How long has it been since you went through this process? Talk with your team about your company culture, your motivators and your goals for the future. What business are you in, and why? We find that asking these questions during a workshop-style meeting can yield very good results. Whether we help you facilitate the meeting or not, talking about what defines your business typically uncovers hidden obstacles and new thinking, and can clear the way for more than a new logo – it can clear the way for growth.
Develop a communications strategy.
What’s your business’s history? Who are your clients? What do you do for your clients that no other provider does? Building a strategy begins with asking the right questions and being brutally honest with your answers.
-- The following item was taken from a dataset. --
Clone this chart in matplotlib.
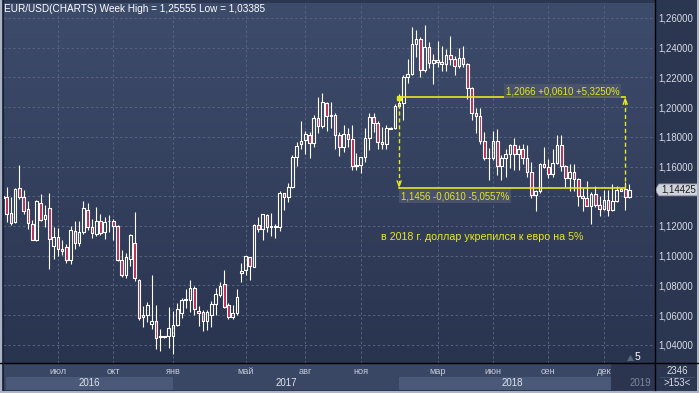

Keep your customers in mind.
No matter where the process of recreating your company identity takes you, ensure that everything you do focuses on your clients and partners. Test your results by asking: Will our ideal client understand our message and tone – immediately?
Case study: New Jersey law firm
Working with a well-regarded, ninety-year-old law firm, Stone’s Throw was able to help guide the process of rebranding, beginning with garnering communications strategy planning feedback from each member of the executive team. We then distilled the team’s contributions into a communications strategy summary that was used to build consensus and set guidelines for the creative. With the strategy approved by the executive team, we worked with a smaller marketing committee to set priorities and keep things moving. In so doing we worked closely with the law firm’s marketing director to create a new company identity, including logo, stationery system and collateral materials (firm overview brochure, practice area brochures and more). We helped foster understanding and enthusiasm among the entire staff by writing and designing communications that clearly explained the new company identity, how it would be implemented and why. Making the link between a new company logo (the company’s public face) and the company’s evolved culture and attitude toward its clients enabled the staff to rally behind the new identity.
* Studies cite height, weight, posture, grooming and clothing as some of the first filters people use to assess someone’s competence and trustworthiness (among other qualities).